Port Unions Uncertain on Occupy Planby Kristopher Hanson
Press-Telegram Long Beach, November 28, 2011
Longshoremen at the ports of Long Beach and Los Angeles remain uncommitted on whether to support Occupy movement members in their plan to block terminals and roads at the nation's largest seaport Dec. 12.
While supporting the movement's overall goals, members of the International Longshore and Warehouse Union say no internal vote has been made on the Occupy group's aim to shut down ports from Seattle to San Diego.
Many local longshoremen have privately indicated they don't support a total shutdown, given the lack of steady work and weak volume of shipping in recent months. But a public stance has yet to be made.
ILWU President Robert McEllrath said a vote by ILWU members on whether to honor picket lines - scheduled to begin at 5 a.m. - hasn't been made. It's also unclear which roads or terminals would be targeted.
"The ILWU shares the Occupy Wall Street movement's concerns about corporate abuses and the future of the middle class, but we must be clear that any actions organized by outside groups, including the proposed Dec. 12 shutdown of various terminals on the West Coast, have not been vetted by our union's democratically led process," said McEllrath.
Occupy members in Long Beach, Los Angeles, Oakland and other West Coast port cities said Monday they plan to go ahead with the shutdown, regardless of the union's position.
Protesters hope to build on a successful mass march to the Port of Oakland the afternoon of Nov. 2,
when people, cars and fencing blocked roadways for several hours leading into marine terminals and key roads near the port.
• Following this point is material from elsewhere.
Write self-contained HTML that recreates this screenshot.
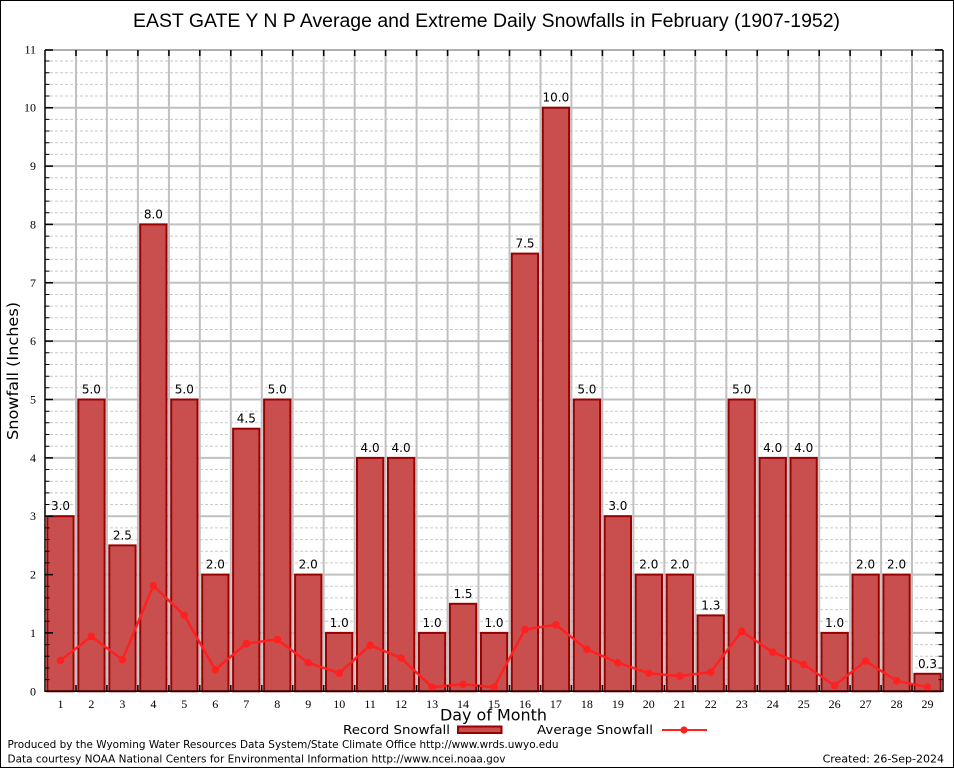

An estimated 3,000 participated, trucks weren't allowed in or out, and terminals became clogged with ships and freight at one of the nation's busiest international trade gateways.
While some ILWU members participated in the Oakland action, union leaders have said their primary dispute is with a grain exporter in Longview, Wash., where longshoremen have been involved in a monthslong struggle to maintain jobs at a new terminal at the port, about 40 miles north of Portland.
Several dockworkers in Longview have been arrested during a series of protests and sit-down strikes dating back to September.
"To be clear, the ILWU, the Coast Longshore Division, and (Longview's) Local 21 are not coordinating independently or in conjunction with any self-proclaimed organization or group to shut down any port or terminal, particularly as it relates to our dispute with EGT (Grain) in Longview," McEllrath said.
But Occupy members said during a press conference and statement on their website (www.occupywallst.org) that they remain committed to "disrupt" operations at ports from Seattle to San Diego in a show of force Dec. 12.
Occupy members hope the port shutdown will temporarily stop trade at some of the globe's most economically important shipping gateways.
The ports of Long Beach and Los Angeles alone handle more than $1billion worth of goods daily, mostly imports from Asia.
If successful, it wouldn't be the first shutdown of West Coast ports in recent years. A 2002 dispute between the ILWU and terminal operators led to a brutal 10-day shutdown of all West Coast ports which cost the national economy some $58 billion and ended only with the intervention of then-President George W. Bush, who invoked the rarely used Taft-Hartley Act to force ports to reopen.
Occupy members are hoping for a similar disruption this time.
"The intention is to effectively disrupt the capital flow and profits of the 1 percent in the billions of dollars," the group's Los Angeles press office said.